#### Requirement
Set down the full listing exactly as given. Any pictures are to be left out.
--- Data extract ---
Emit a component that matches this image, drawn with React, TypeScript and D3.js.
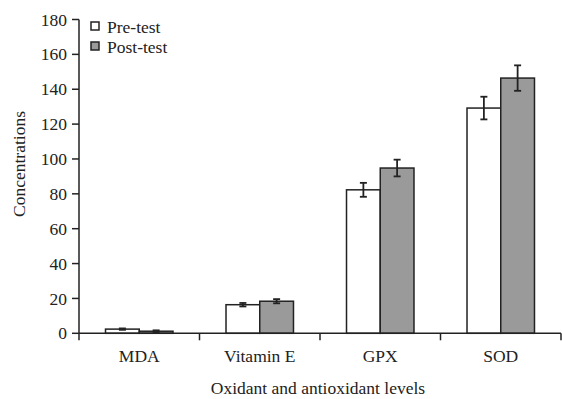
import { useEffect, useRef } from "react";
import * as d3 from "d3";

const categories = ["MDA", "Vitamin E", "GPX", "SOD"];
const seriesNames = ["Pre-test", "Post-test"];
const preValues = [2.4, 16.4, 82.3, 129.2];
const preErrors = [0.4, 1.0, 4.0, 6.5];
const postValues = [1.2, 18.4, 94.8, 146.4];
const postErrors = [0.5, 1.2, 4.8, 7.3];
const yTicks = [0, 20, 40, 60, 80, 100, 120, 140, 160, 180];
const fills = ["#ffffff", "#9a9a9a"];

export default function App() {
  const ref = useRef<SVGSVGElement | null>(null);

  useEffect(() => {
    const svg = d3.select(ref.current);
    svg.selectAll("*").remove();

    const font = "'Liberation Serif', 'Times New Roman', serif";
    const fs = 17.5;
    const left = 79;
    const right = 561;
    const top = 19.5;
    const bottom = 333.3;

    const x = d3.scaleBand().domain(categories).range([left, right]).paddingInner(0.44).paddingOuter(0.22);
    const sub = d3.scaleBand().domain(seriesNames).range([0, x.bandwidth()]);
    const y = d3.scaleLinear().domain([0, 180]).range([bottom, top]);

    const g = svg.append("g");

    // y axis
    g.append("line").attr("x1", left).attr("x2", left).attr("y1", top).attr("y2", bottom)
      .attr("stroke", "#222").attr("stroke-width", 1.5);
    yTicks.forEach((t) => {
      g.append("line").attr("x1", left - 7).attr("x2", left).attr("y1", y(t)).attr("y2", y(t))
        .attr("stroke", "#222").attr("stroke-width", 1.5);
      g.append("text").attr("x", left - 12).attr("y", y(t)).attr("dy", "0.35em")
        .attr("text-anchor", "end").attr("font-family", font).attr("font-size", fs)
        .attr("fill", "#222").text(t);
    });

    // bars
    const rows = [
      { values: preValues, errors: preErrors },
      { values: postValues, errors: postErrors },
    ];
    rows.forEach((row, si) => {
      categories.forEach((c, i) => {
        const bx = (x(c) as number) + (sub(seriesNames[si]) as number);
        const bw = sub.bandwidth();
        g.append("rect").attr("x", bx).attr("y", y(row.values[i]))
          .attr("width", bw).attr("height", y(0) - y(row.values[i]))
          .attr("fill", fills[si]).attr("stroke", "#222").attr("stroke-width", 1.5);
        const cx = bx + bw / 2;
        const hi = y(row.values[i] + row.errors[i]);
        const lo = y(row.values[i] - row.errors[i]);
        g.append("line").attr("x1", cx).attr("x2", cx).attr("y1", hi).attr("y2", lo)
          .attr("stroke", "#222").attr("stroke-width", 1.8);
        [hi, lo].forEach((yy) => {
          g.append("line").attr("x1", cx - 3.5).attr("x2", cx + 3.5).attr("y1", yy).attr("y2", yy)
            .attr("stroke", "#222").attr("stroke-width", 1.8);
        });
      });
    });

    // x axis
    g.append("line").attr("x1", left).attr("x2", right).attr("y1", bottom).attr("y2", bottom)
      .attr("stroke", "#222").attr("stroke-width", 1.5);
    const step = x.step();
    d3.range(categories.length + 1).forEach((i) => {
      const tx = left + i * step;
      g.append("line").attr("x1", tx).attr("x2", tx).attr("y1", bottom).attr("y2", bottom + 7)
        .attr("stroke", "#222").attr("stroke-width", 1.5);
    });
    categories.forEach((c) => {
      g.append("text").attr("x", (x(c) as number) + x.bandwidth() / 2).attr("y", 356)
        .attr("dy", "0.35em").attr("text-anchor", "middle").attr("font-family", font)
        .attr("font-size", fs).attr("fill", "#222").text(c);
    });

    // axis titles
    g.append("text").attr("x", 318).attr("y", 388).attr("dy", "0.35em")
      .attr("text-anchor", "middle").attr("font-family", font).attr("font-size", fs)
      .attr("fill", "#222").text("Oxidant and antioxidant levels");
    g.append("text").attr("transform", `translate(19, 164) rotate(-90)`)
      .attr("dy", "0.35em").attr("text-anchor", "middle").attr("font-family", font)
      .attr("font-size", fs).attr("fill", "#222").text("Concentrations");

    // legend
    seriesNames.forEach((s, i) => {
      const ly = 26 + i * 20;
      g.append("rect").attr("x", 91).attr("y", ly - 4).attr("width", 8).attr("height", 8)
        .attr("fill", fills[i]).attr("stroke", "#222").attr("stroke-width", 1.5);
      g.append("text").attr("x", 107).attr("y", ly + 1).attr("dy", "0.35em")
        .attr("font-family", font).attr("font-size", fs).attr("fill", "#222").text(s);
    });
  }, []);

  return (
    <svg ref={ref} width={562} height={399}
      style={{ position: "absolute", left: 0, top: 0, background: "#fff" }} />
  );
}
---
#### Problem solution
Emit a component that matches this image, drawn with React, TypeScript and D3.js.
import { useEffect, useRef } from "react";
import * as d3 from "d3";

const categories = ["MDA", "Vitamin E", "GPX", "SOD"];
const seriesNames = ["Pre-test", "Post-test"];
const preValues = [2.4, 16.4, 82.3, 129.2];
const preErrors = [0.4, 1.0, 4.0, 6.5];
const postValues = [1.2, 18.4, 94.8, 146.4];
const postErrors = [0.5, 1.2, 4.8, 7.3];
const yTicks = [0, 20, 40, 60, 80, 100, 120, 140, 160, 180];
const fills = ["#ffffff", "#9a9a9a"];

export default function App() {
  const ref = useRef<SVGSVGElement | null>(null);

  useEffect(() => {
    const svg = d3.select(ref.current);
    svg.selectAll("*").remove();

    const font = "'Liberation Serif', 'Times New Roman', serif";
    const fs = 17.5;
    const left = 79;
    const right = 561;
    const top = 19.5;
    const bottom = 333.3;

    const x = d3.scaleBand().domain(categories).range([left, right]).paddingInner(0.44).paddingOuter(0.22);
    const sub = d3.scaleBand().domain(seriesNames).range([0, x.bandwidth()]);
    const y = d3.scaleLinear().domain([0, 180]).range([bottom, top]);

    const g = svg.append("g");

    // y axis
    g.append("line").attr("x1", left).attr("x2", left).attr("y1", top).attr("y2", bottom)
      .attr("stroke", "#222").attr("stroke-width", 1.5);
    yTicks.forEach((t) => {
      g.append("line").attr("x1", left - 7).attr("x2", left).attr("y1", y(t)).attr("y2", y(t))
        .attr("stroke", "#222").attr("stroke-width", 1.5);
      g.append("text").attr("x", left - 12).attr("y", y(t)).attr("dy", "0.35em")
        .attr("text-anchor", "end").attr("font-family", font).attr("font-size", fs)
        .attr("fill", "#222").text(t);
    });

    // bars
    const rows = [
      { values: preValues, errors: preErrors },
      { values: postValues, errors: postErrors },
    ];
    rows.forEach((row, si) => {
      categories.forEach((c, i) => {
        const bx = (x(c) as number) + (sub(seriesNames[si]) as number);
        const bw = sub.bandwidth();
        g.append("rect").attr("x", bx).attr("y", y(row.values[i]))
          .attr("width", bw).attr("height", y(0) - y(row.values[i]))
          .attr("fill", fills[si]).attr("stroke", "#222").attr("stroke-width", 1.5);
        const cx = bx + bw / 2;
        const hi = y(row.values[i] + row.errors[i]);
        const lo = y(row.values[i] - row.errors[i]);
        g.append("line").attr("x1", cx).attr("x2", cx).attr("y1", hi).attr("y2", lo)
          .attr("stroke", "#222").attr("stroke-width", 1.8);
        [hi, lo].forEach((yy) => {
          g.append("line").attr("x1", cx - 3.5).attr("x2", cx + 3.5).attr("y1", yy).attr("y2", yy)
            .attr("stroke", "#222").attr("stroke-width", 1.8);
        });
      });
    });

    // x axis
    g.append("line").attr("x1", left).attr("x2", right).attr("y1", bottom).attr("y2", bottom)
      .attr("stroke", "#222").attr("stroke-width", 1.5);
    const step = x.step();
    d3.range(categories.length + 1).forEach((i) => {
      const tx = left + i * step;
      g.append("line").attr("x1", tx).attr("x2", tx).attr("y1", bottom).attr("y2", bottom + 7)
        .attr("stroke", "#222").attr("stroke-width", 1.5);
    });
    categories.forEach((c) => {
      g.append("text").attr("x", (x(c) as number) + x.bandwidth() / 2).attr("y", 356)
        .attr("dy", "0.35em").attr("text-anchor", "middle").attr("font-family", font)
        .attr("font-size", fs).attr("fill", "#222").text(c);
    });

    // axis titles
    g.append("text").attr("x", 318).attr("y", 388).attr("dy", "0.35em")
      .attr("text-anchor", "middle").attr("font-family", font).attr("font-size", fs)
      .attr("fill", "#222").text("Oxidant and antioxidant levels");
    g.append("text").attr("transform", `translate(19, 164) rotate(-90)`)
      .attr("dy", "0.35em").attr("text-anchor", "middle").attr("font-family", font)
      .attr("font-size", fs).attr("fill", "#222").text("Concentrations");

    // legend
    seriesNames.forEach((s, i) => {
      const ly = 26 + i * 20;
      g.append("rect").attr("x", 91).attr("y", ly - 4).attr("width", 8).attr("height", 8)
        .attr("fill", fills[i]).attr("stroke", "#222").attr("stroke-width", 1.5);
      g.append("text").attr("x", 107).attr("y", ly + 1).attr("dy", "0.35em")
        .attr("font-family", font).attr("font-size", fs).attr("fill", "#222").text(s);
    });
  }, []);

  return (
    <svg ref={ref} width={562} height={399}
      style={{ position: "absolute", left: 0, top: 0, background: "#fff" }} />
  );
}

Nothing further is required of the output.